By moving to a SaaS ERP model, the firm standardizes engagement templates, centralizes resource and skills data, automates quote-to-cash workflows, and launches tenant-aware partner workspaces. Managed services renewals are linked to project completion, advisory retainers are billed through subscription operations, and executives gain real-time visibility into margin by service line. The result is not just efficiency. It is a more governable and scalable operating model.
The tradeoff is that modernization requires process discipline. Legacy exceptions, local workarounds, and unmanaged customizations must be rationalized. Firms that approach SaaS ERP as a platform transformation rather than a software replacement are more likely to achieve durable ROI.
Executive recommendations for standardizing delivery with SaaS ERP
First, map delivery as an end-to-end operating model, not as isolated departmental workflows. Standardization should connect sales commitments, onboarding, staffing, execution, billing, renewals, and customer success. Second, prioritize service templates and automation for the highest-volume engagement types where inconsistency is most expensive.

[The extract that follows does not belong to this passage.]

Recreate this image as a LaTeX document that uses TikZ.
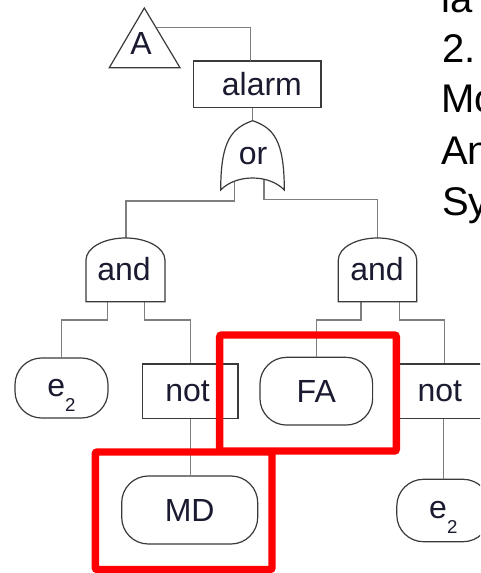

Third, design for recurring revenue from the start. Even if the current business is project-heavy, the ERP model should support subscriptions, entitlements, renewals, and lifecycle analytics. Fourth, build with multi-tenant and embedded ERP requirements in mind if partner-led delivery, white-label services, or client-facing portals are part of the growth strategy.
Finally, establish governance as a business capability, not just an IT control function. The firms that scale standardized delivery most effectively are those that combine platform governance, operational intelligence, and implementation discipline into a repeatable enterprise SaaS operating model.